3. Intent to Prevent Liberation

The record shows that appellant was unknown to both the child and his mother. At the time he was stopped by Deputy Puente, appellant was transporting the child in a direction other than towards the location of the child's home. Appellant was transporting the child in his vehicle out of the city limits. A rational juror could infer from the evidence the requisite intent to prevent liberation by secreting or holding the victim in a place where he is not likely to be found.

The evidence further shows the child was in a highly impaired state, having inhaled paint throughout the day. Although at the time of trial the child desired to exercise his Fifth Amendment rights, he testified that because of his highly impaired state he could not remember why he entered appellant's vehicle that night. He could not recall what he and appellant were doing out by the roadside park at that time of night, other than he was inhaling paint. He also did not remember why appellant had taken him out there.

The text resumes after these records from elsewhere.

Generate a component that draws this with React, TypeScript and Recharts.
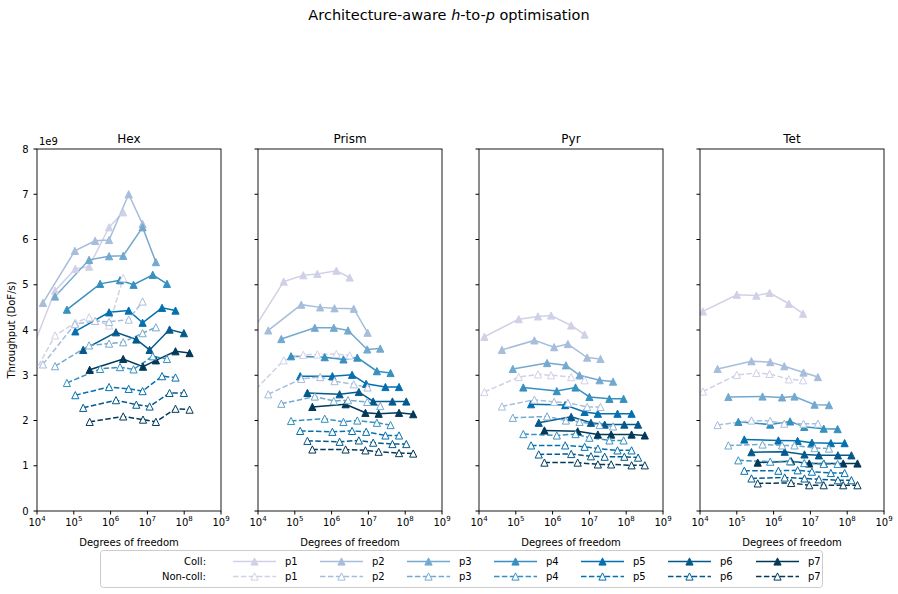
import React from 'react';
import { LineChart, Line, XAxis, YAxis } from 'recharts';

const elements = ['Hex', 'Prism', 'Pyr', 'Tet'];
const orders = ['p1', 'p2', 'p3', 'p4', 'p5', 'p6', 'p7'];
const colors = ['#d0d1e6', '#a6bddb', '#74a9cf', '#3690c0', '#0570b0', '#045a8d', '#023858'];
const xTicks = [1e4, 1e5, 1e6, 1e7, 1e8, 1e9];
const yTicks = [0, 1, 2, 3, 4, 5, 6, 7, 8];

// degrees of freedom per order, throughput in units of 1e9 DoF/s
const hexDof = [
  [4.2e3, 3.1e4, 1.1e5, 2.6e5, 9.1e5, 2.2e6],
  [1.45e4, 1.07e5, 3.8e5, 9.1e5, 3.1e6, 7.4e6],
  [3.1e4, 2.6e5, 9.1e5, 2.2e6, 7.4e6, 1.7e7],
  [6.5e4, 5.2e5, 1.8e6, 4.2e6, 1.4e7, 3.4e7],
  [1.1e5, 9.1e5, 3.1e6, 7.4e6, 2.5e7, 5.8e7],
  [1.8e5, 1.4e6, 5.0e6, 1.15e7, 4.0e7, 9.8e7],
  [2.7e5, 2.2e6, 7.6e6, 1.7e7, 5.8e7, 1.4e8],
];
const hexColl = [
  [3.06, 4.87, 5.35, 5.4, 6.27, 6.6],
  [4.6, 5.75, 5.97, 5.99, 7.0, 6.34],
  [4.74, 5.55, 5.63, 5.64, 6.27, 5.5],
  [4.45, 5.02, 5.1, 5.0, 5.22, 5.02],
  [3.97, 4.39, 4.43, 4.16, 4.49, 4.43],
  [3.56, 3.95, 3.79, 3.56, 4.01, 3.93],
  [3.12, 3.36, 3.19, 3.33, 3.53, 3.49],
];
const hexNonColl = [
  [2.6, 3.88, 4.16, 4.28, 4.1, 5.15],
  [3.24, 4.13, 4.2, 4.18, 4.23, 4.63],
  [3.2, 3.66, 3.7, 3.73, 3.93, 4.06],
  [2.83, 3.14, 3.18, 3.13, 3.42, 3.36],
  [2.56, 2.74, 2.7, 2.65, 2.98, 2.95],
  [2.28, 2.45, 2.35, 2.31, 2.61, 2.61],
  [1.97, 2.09, 2.02, 1.97, 2.26, 2.24],
];

const prismDof = [
  [6.3e3, 5.0e4, 1.7e5, 4.1e5, 1.35e6, 3.1e6],
  [1.9e4, 1.5e5, 4.9e5, 1.2e6, 4.0e6, 9.5e6],
  [4.3e4, 3.5e5, 1.15e6, 2.8e6, 9.3e6, 2.1e7],
  [7.9e4, 6.5e5, 2.1e6, 5.0e6, 1.7e7, 4.0e7],
  [1.4e5, 1.05e6, 3.6e6, 8.7e6, 2.9e7, 6.8e7],
  [2.2e5, 1.65e6, 5.5e6, 1.35e7, 4.5e7, 1.07e8],
  [3.0e5, 2.4e6, 8.3e6, 1.9e7, 6.8e7, 1.65e8],
];
const prismColl = [
  [3.91, 5.07, 5.21, 5.24, 5.31, 5.16],
  [3.99, 4.56, 4.5, 4.48, 4.47, 3.94],
  [3.8, 4.05, 4.05, 3.99, 3.57, 3.59],
  [3.42, 3.4, 3.35, 3.39, 3.09, 3.05],
  [2.98, 2.98, 3.01, 2.81, 2.74, 2.74],
  [2.61, 2.58, 2.63, 2.42, 2.42, 2.42],
  [2.3, 2.36, 2.17, 2.15, 2.17, 2.14],
];
const prismNonColl = [
  [2.57, 3.33, 3.45, 3.46, 3.47, 3.44],
  [2.58, 2.92, 2.96, 2.87, 2.8, 2.73],
  [2.37, 2.53, 2.43, 2.45, 2.41, 2.32],
  [1.99, 2.04, 1.97, 2.0, 1.95, 1.9],
  [1.77, 1.75, 1.77, 1.75, 1.67, 1.67],
  [1.55, 1.53, 1.56, 1.51, 1.48, 1.48],
  [1.36, 1.36, 1.34, 1.31, 1.28, 1.27],
];

const pyrDof = [
  [1.4e4, 1.2e5, 4.0e5, 9.1e5, 3.2e6, 7.4e6],
  [4.2e4, 3.2e5, 1.1e6, 2.6e6, 8.7e6, 2.0e7],
  [8.3e4, 7.1e5, 2.3e6, 5.4e6, 1.9e7, 4.4e7],
  [1.6e5, 1.3e6, 4.2e6, 1.0e7, 3.5e7, 8.5e7],
  [2.6e5, 2.2e6, 7.4e6, 1.7e7, 5.8e7, 1.4e8],
  [4.2e5, 3.2e6, 1.1e7, 2.6e7, 8.9e7, 2.1e8],
  [6.0e5, 4.8e6, 1.7e7, 3.9e7, 1.4e8, 3.2e8],
];
const pyrColl = [
  [3.85, 4.24, 4.3, 4.32, 4.1, 3.9],
  [3.56, 3.77, 3.62, 3.69, 3.39, 3.36],
  [3.14, 3.27, 3.22, 3.0, 2.89, 2.86],
  [2.73, 2.65, 2.73, 2.52, 2.48, 2.48],
  [2.36, 2.34, 2.19, 2.15, 2.15, 2.15],
  [1.95, 2.08, 1.95, 1.91, 1.91, 1.91],
  [1.78, 1.76, 1.69, 1.69, 1.69, 1.67],
];
const pyrNonColl = [
  [2.63, 2.96, 3.02, 3.0, 2.96, 2.89],
  [2.31, 2.46, 2.41, 2.39, 2.3, 2.3],
  [2.06, 2.09, 2.0, 1.97, 1.9, 1.87],
  [1.7, 1.67, 1.7, 1.62, 1.56, 1.56],
  [1.45, 1.45, 1.42, 1.38, 1.34, 1.34],
  [1.25, 1.26, 1.21, 1.2, 1.2, 1.18],
  [1.07, 1.07, 1.03, 1.03, 1.01, 1.01],
];

const tetDof = [
  [1.2e4, 1.0e5, 3.4e5, 7.8e5, 2.6e6, 6.3e6],
  [3.0e4, 2.5e5, 8.1e5, 1.95e6, 6.5e6, 1.6e7],
  [5.9e4, 5.0e5, 1.7e6, 3.7e6, 1.3e7, 3.2e7],
  [1.1e5, 8.1e5, 2.8e6, 6.8e6, 2.3e7, 5.5e7],
  [1.6e5, 1.35e6, 4.5e6, 1.1e7, 3.6e7, 8.5e7],
  [2.5e5, 2.0e6, 6.9e6, 1.7e7, 5.6e7, 1.3e8],
  [3.7e5, 3.0e6, 9.3e6, 2.3e7, 7.8e7, 1.9e8],
];
const tetColl = [
  [4.41, 4.78, 4.76, 4.82, 4.58, 4.36],
  [3.14, 3.31, 3.29, 3.2, 3.06, 2.96],
  [2.52, 2.53, 2.51, 2.53, 2.35, 2.34],
  [1.97, 1.91, 1.98, 1.86, 1.82, 1.81],
  [1.58, 1.56, 1.55, 1.51, 1.5, 1.5],
  [1.3, 1.31, 1.25, 1.23, 1.23, 1.23],
  [1.07, 1.1, 1.05, 1.05, 1.05, 1.05],
];
const tetNonColl = [
  [2.64, 3.01, 3.05, 3.03, 2.91, 2.89],
  [1.9, 2.0, 1.99, 1.93, 1.93, 1.93],
  [1.45, 1.47, 1.45, 1.45, 1.39, 1.38],
  [1.12, 1.09, 1.1, 1.06, 1.04, 1.04],
  [0.89, 0.89, 0.9, 0.87, 0.84, 0.84],
  [0.72, 0.74, 0.72, 0.7, 0.68, 0.68],
  [0.61, 0.62, 0.57, 0.57, 0.57, 0.57],
];

const FONT = '"DejaVu Sans", sans-serif';
const PLOT_TOP = 149;
const PLOT_W = 184;
const PLOT_H = 362;
const Y_AXIS_W = 37;
const RIGHT_PAD = 16;
const panelLefts = [37, 258, 479, 700];

const toPoints = (dof: number[], vals: number[]) => dof.map((x, i) => ({ x, y: vals[i] }));

const triangle = (color: string, filled: boolean) => (props: any) => {
  const { cx, cy, index } = props;
  if (cx == null || cy == null) return <g key={index} />;
  const s = 3.6;
  return (
    <polygon
      key={index}
      points={`${cx},${cy - s} ${cx - s},${cy + s} ${cx + s},${cy + s}`}
      fill={filled ? color : '#fff'}
      stroke={color}
      strokeWidth={1}
    />
  );
};

const DecadeTick = (props: any) => {
  const { x, y, payload } = props;
  const exp = Math.round(Math.log10(payload.value));
  return (
    <text x={x} y={y} dy={9} textAnchor="middle" fontSize={10} fontFamily={FONT} fill="#000">
      <tspan>10</tspan>
      <tspan dy={-5} fontSize={7}>{exp}</tspan>
    </text>
  );
};

const ValueTick = (props: any) => {
  const { x, y, payload } = props;
  return (
    <text x={x} y={y} dy={3.5} textAnchor="end" fontSize={10} fontFamily={FONT} fill="#000">
      {payload.value}
    </text>
  );
};

const BlankTick = () => <g />;

interface PanelProps {
  left: number;
  dof: number[][];
  coll: number[][];
  nonColl: number[][];
  showLabels: boolean;
}

const Panel: React.FC<PanelProps> = ({ left, dof, coll, nonColl, showLabels }) => (
  <div style={{ position: 'absolute', left: left - Y_AXIS_W, top: PLOT_TOP - 5 }}>
    <LineChart
      width={Y_AXIS_W + PLOT_W + RIGHT_PAD}
      height={PLOT_H + 35}
      margin={{ top: 5, right: RIGHT_PAD, bottom: 0, left: 0 }}
    >
      <XAxis
        dataKey="x"
        type="number"
        scale="log"
        domain={[1e4, 1e9]}
        ticks={xTicks}
        interval={0}
        allowDataOverflow
        axisLine={false}
        stroke="#000"
        tickSize={3.5}
        tickMargin={2}
        height={30}
        tick={<DecadeTick />}
      />
      <YAxis
        type="number"
        domain={[0, 8]}
        ticks={yTicks}
        interval={0}
        allowDataOverflow
        axisLine={false}
        stroke="#000"
        width={Y_AXIS_W}
        tickSize={3.5}
        tickMargin={5}
        tick={showLabels ? <ValueTick /> : <BlankTick />}
      />
      {orders.map((p, i) => (
        <Line
          key={`coll-${p}`}
          data={toPoints(dof[i], coll[i])}
          dataKey="y"
          type="linear"
          stroke={colors[i]}
          strokeWidth={1.5}
          dot={triangle(colors[i], true)}
          activeDot={false}
          isAnimationActive={false}
        />
      ))}
      {orders.map((p, i) => (
        <Line
          key={`noncoll-${p}`}
          data={toPoints(dof[i], nonColl[i])}
          dataKey="y"
          type="linear"
          stroke={colors[i]}
          strokeWidth={1.5}
          strokeDasharray="5.5 2.4"
          dot={triangle(colors[i], false)}
          activeDot={false}
          isAnimationActive={false}
        />
      ))}
    </LineChart>
  </div>
);

const legendLabelX = [285, 372, 459, 546, 633, 720, 808];

const Legend: React.FC = () => (
  <svg width={724} height={39} style={{ position: 'absolute', left: 100, top: 550 }}>
    <rect x={0.5} y={0.5} width={722} height={37} rx={3} fill="#fff" stroke="#ccc" />
    <text x={106} y={15} textAnchor="end" fontSize={10} fontFamily={FONT}>Coll:</text>
    <text x={106} y={30} textAnchor="end" fontSize={10} fontFamily={FONT}>Non-coll:</text>
    {orders.map((p, i) => {
      const lx = legendLabelX[i] - 100;
      const x1 = lx - 52;
      const x2 = lx - 9;
      const mid = (x1 + x2) / 2;
      return (
        <g key={p}>
          <line x1={x1} x2={x2} y1={11.5} y2={11.5} stroke={colors[i]} strokeWidth={1.5} />
          <polygon points={`${mid},${7.9} ${mid - 3.6},${15.1} ${mid + 3.6},${15.1}`} fill={colors[i]} stroke={colors[i]} />
          <text x={lx} y={15} fontSize={10} fontFamily={FONT}>{p}</text>
          <line x1={x1} x2={x2} y1={26.5} y2={26.5} stroke={colors[i]} strokeWidth={1.5} strokeDasharray="5.5 2.4" />
          <polygon points={`${mid},${22.9} ${mid - 3.6},${30.1} ${mid + 3.6},${30.1}`} fill="#fff" stroke={colors[i]} />
          <text x={lx} y={30} fontSize={10} fontFamily={FONT}>{p}</text>
        </g>
      );
    })}
  </svg>
);

const panelData = [
  { dof: hexDof, coll: hexColl, nonColl: hexNonColl },
  { dof: prismDof, coll: prismColl, nonColl: prismNonColl },
  { dof: pyrDof, coll: pyrColl, nonColl: pyrNonColl },
  { dof: tetDof, coll: tetColl, nonColl: tetNonColl },
];

const App: React.FC = () => (
  <div style={{ position: 'absolute', left: 0, top: 0, width: 898, height: 594, background: '#fff', fontFamily: FONT }}>
    {panelData.map((d, k) => (
      <Panel key={elements[k]} left={panelLefts[k]} dof={d.dof} coll={d.coll} nonColl={d.nonColl} showLabels={k === 0} />
    ))}
    <svg width={898} height={594} style={{ position: 'absolute', left: 0, top: 0, pointerEvents: 'none' }}>
      <text x={449} y={20} textAnchor="middle" fontSize={14.5} fontFamily={FONT}>
        Architecture-aware <tspan fontStyle="italic">h</tspan>-to-<tspan fontStyle="italic">p</tspan> optimisation
      </text>
      {elements.map((name, k) => {
        const L = panelLefts[k];
        return (
          <g key={name}>
            <rect x={L} y={PLOT_TOP} width={PLOT_W} height={PLOT_H} fill="none" stroke="#000" strokeWidth={0.9} />
            <text x={L + PLOT_W / 2} y={143} textAnchor="middle" fontSize={12} fontFamily={FONT}>{name}</text>
            <text x={L + PLOT_W / 2} y={546} textAnchor="middle" fontSize={10} fontFamily={FONT}>Degrees of freedom</text>
          </g>
        );
      })}
      <text x={39} y={145} fontSize={10} fontFamily={FONT}>1e9</text>
      <text x={15} y={330} textAnchor="middle" fontSize={10} fontFamily={FONT} transform="rotate(-90 15 330)">
        Throughput (DoF/s)
      </text>
    </svg>
    <Legend />
  </div>
);

export default App;
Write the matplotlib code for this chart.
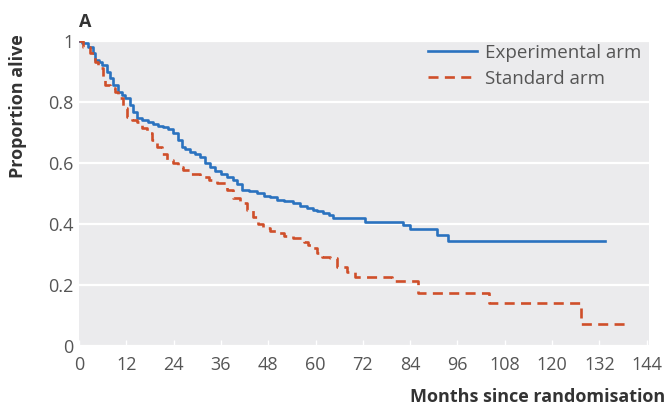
import matplotlib
matplotlib.use("Agg")
import matplotlib.pyplot as plt

# ---- data ----
exp_t = [0, 0.8, 2.3, 3.6, 4.1, 5.0, 5.8, 7.1, 7.9, 8.6, 9.9, 10.8, 11.7, 12.9,
         13.7, 14.7, 16, 17.5, 18.8, 20, 21.3, 22.5, 23.9, 25, 26.1, 27, 28.2,
         29.5, 30.7, 32, 33.2, 34.5, 36, 37.5, 39.1, 40, 41.4, 43, 45.2, 47,
         48.5, 50.2, 52, 54.3, 56, 57.9, 59.4, 60.5, 62, 63.5, 64.5, 72.6,
         82.2, 84, 90.8, 93.6, 133.5]
exp_s = [1.0, 0.993, 0.98, 0.961, 0.938, 0.93, 0.921, 0.898, 0.879, 0.856,
         0.833, 0.823, 0.813, 0.79, 0.767, 0.748, 0.742, 0.735, 0.727, 0.722,
         0.718, 0.71, 0.698, 0.675, 0.653, 0.645, 0.636, 0.628, 0.62, 0.6,
         0.587, 0.575, 0.565, 0.555, 0.544, 0.53, 0.511, 0.507, 0.502, 0.493,
         0.487, 0.479, 0.474, 0.469, 0.46, 0.452, 0.446, 0.441, 0.436, 0.428,
         0.42, 0.407, 0.397, 0.384, 0.364, 0.344, 0.344]

std_t = [0, 1, 2.8, 4.1, 4.8, 6.1, 6.6, 7.9, 9.1, 9.9, 11.2, 12.2, 13.5, 14.7,
         16, 17.3, 18.5, 19.8, 21, 22.3, 23.9, 25, 26.4, 28.5, 30.7, 33, 35,
         37.6, 39.1, 40.9, 42.5, 44.2, 45.5, 46.7, 48.5, 50.2, 52, 54.3, 57,
         58, 59.4, 60.5, 61.7, 63.7, 65.5, 68, 70, 79.5, 86, 104, 127.3, 139]
std_s = [1.0, 0.98, 0.961, 0.931, 0.911, 0.879, 0.856, 0.845, 0.833, 0.813,
         0.78, 0.751, 0.742, 0.734, 0.715, 0.698, 0.675, 0.653, 0.63, 0.61,
         0.6, 0.588, 0.577, 0.565, 0.554, 0.545, 0.534, 0.511, 0.485, 0.469,
         0.445, 0.423, 0.4, 0.387, 0.378, 0.37, 0.362, 0.354, 0.34, 0.33,
         0.321, 0.305, 0.292, 0.289, 0.259, 0.243, 0.226, 0.213, 0.174, 0.141,
         0.072, 0.072]

x_ticks = [0, 12, 24, 36, 48, 60, 72, 84, 96, 108, 120, 132, 144]
y_ticks = [0, 0.2, 0.4, 0.6, 0.8, 1.0]
y_ticklabels = ["0", "0.2", "0.4", "0.6", "0.8", "1"]
series_labels = ["Experimental arm", "Standard arm"]

# ---- style ----
plt.rcParams['font.family'] = ['Open Sans', 'DejaVu Sans']
W, H = 667, 405
fig = plt.figure(figsize=(W / 100, H / 100), dpi=100)
ax = fig.add_axes([79 / W, 1 - 346 / H, (649 - 79) / W, (346 - 41) / H])
ax.set_facecolor('#ebebed')
for s in ax.spines.values():
    s.set_visible(False)

blue = '#2a72bf'
red = '#cf4f2a'
txt = '#555555'

ax.plot(exp_t, exp_s, drawstyle='steps-post', color=blue, lw=1.9,
        label=series_labels[0], zorder=3)
ax.plot(std_t, std_s, drawstyle='steps-post', color=red, lw=1.9,
        linestyle=(0, (3.8, 2.4)), label=series_labels[1], zorder=3)

ax.set_xlim(0, 144.6)
ax.set_ylim(0, 1)
ax.set_xticks(x_ticks)
ax.set_yticks(y_ticks)
ax.set_yticklabels(y_ticklabels)
ax.yaxis.grid(True, color='white', lw=1.6)
ax.set_axisbelow(True)
ax.tick_params(axis='x', direction='in', length=4, width=1, color='white',
               labelsize=13, labelcolor=txt, pad=7)
ax.tick_params(axis='y', length=0, labelsize=13, labelcolor=txt, pad=4)

leg = ax.legend(loc='upper right', bbox_to_anchor=(641 / W, 1 - 44 / H),
                bbox_transform=fig.transFigure, frameon=False, fontsize=13.5,
                handlelength=2.6, handletextpad=0.4, labelspacing=0.4,
                borderpad=0, borderaxespad=0)
for t in leg.get_texts():
    t.set_color(txt)

fig.text(18 / W, 1 - 106 / H, 'Proportion alive', rotation=90, ha='center',
         va='center', fontsize=13, fontweight='bold', color='#333333')
fig.text(665 / W, 1 - 397 / H, 'Months since randomisation', ha='right',
         va='center', fontsize=13, fontweight='bold', color='#333333')
fig.text(85 / W, 1 - 22 / H, 'A', ha='center', va='center', fontsize=13,
         fontweight='bold', color='#333333')

fig.savefig('out.png', dpi=100)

The child's sister confirmed the child's testimony that he did not remember things when he was high on spray paint. The child's mother testified that she had thrown the child out of their home earlier that day because he had been inhaling paint. The mother identified the can of paint the child had been inhaling throughout the day. The child carried this can with him throughout the day. During the time he was transporting the child, appellant allowed the child to continue inhaling the paint.

After viewing all the evidence in the light most favorable to the jury's verdict, we conclude that any rational trier of fact could have found the essential elements of the offenses of kidnapping and unlawful restraint of a child fourteen years of age or younger, beyond a reasonable doubt. Further, after viewing all of the evidence, we conclude the evidence is not so weak as to be clearly wrong and manifestly unjust or that the verdict is against the great weight of the evidence.

Accordingly, we hold the trial court did not err in overruling appellant's two motions for instructed verdict because the evidence is legally and factually sufficient to support appellant's convictions for the offenses of kidnapping and unlawful restraint of a child fourteen years of age or younger. Appellant's second issue is overruled.

D. Jury Argument

In his third issue, appellant contends the trial court committed reversible error by denying his motion for mistrial based on improper jury argument by the prosecutor. Specifically, appellant complains that in his closing argument, the prosecutor argued:

You know, [defense counsel] talks a lot about the responsibility of this child. . . . What about the responsibility of this man here, if you call him a man. I think it's more likely that we call him a pervert.



To be permissible, the State's jury argument must fall within one of the following four general areas: (1) summation of the evidence presented at trial; (2) reasonable deduction from the evidence; (3) answer to argument of opposing counsel; or (4) a plea for law enforcement. Jackson v. State, 17 S.W.3d 664, 673 (Tex. Crim. App. 2000). An improper argument constitutes reversible error when in light of the record as a whole it was manifestly improper or injected into the trial proceedings new facts harmful to the accused. Borjan v. State, 787 S.W.2d 53, 56-57 (Tex. Crim. App. 1990). To preserve improper jury argument for appellate review, a defendant must object and pursue the objection to an adverse ruling, otherwise he forfeits his right to complain about the argument on appeal. Cockrell v. State, 933 S.W.2d 73, 89 (Tex. Crim. App. 1996); Flores v. State, 871 S.W.2d 714, 722 (Tex. Crim. App. 1993); see also Mathis v. State, 67 S.W.3d 918, 927 (Tex. Crim. App. 2002).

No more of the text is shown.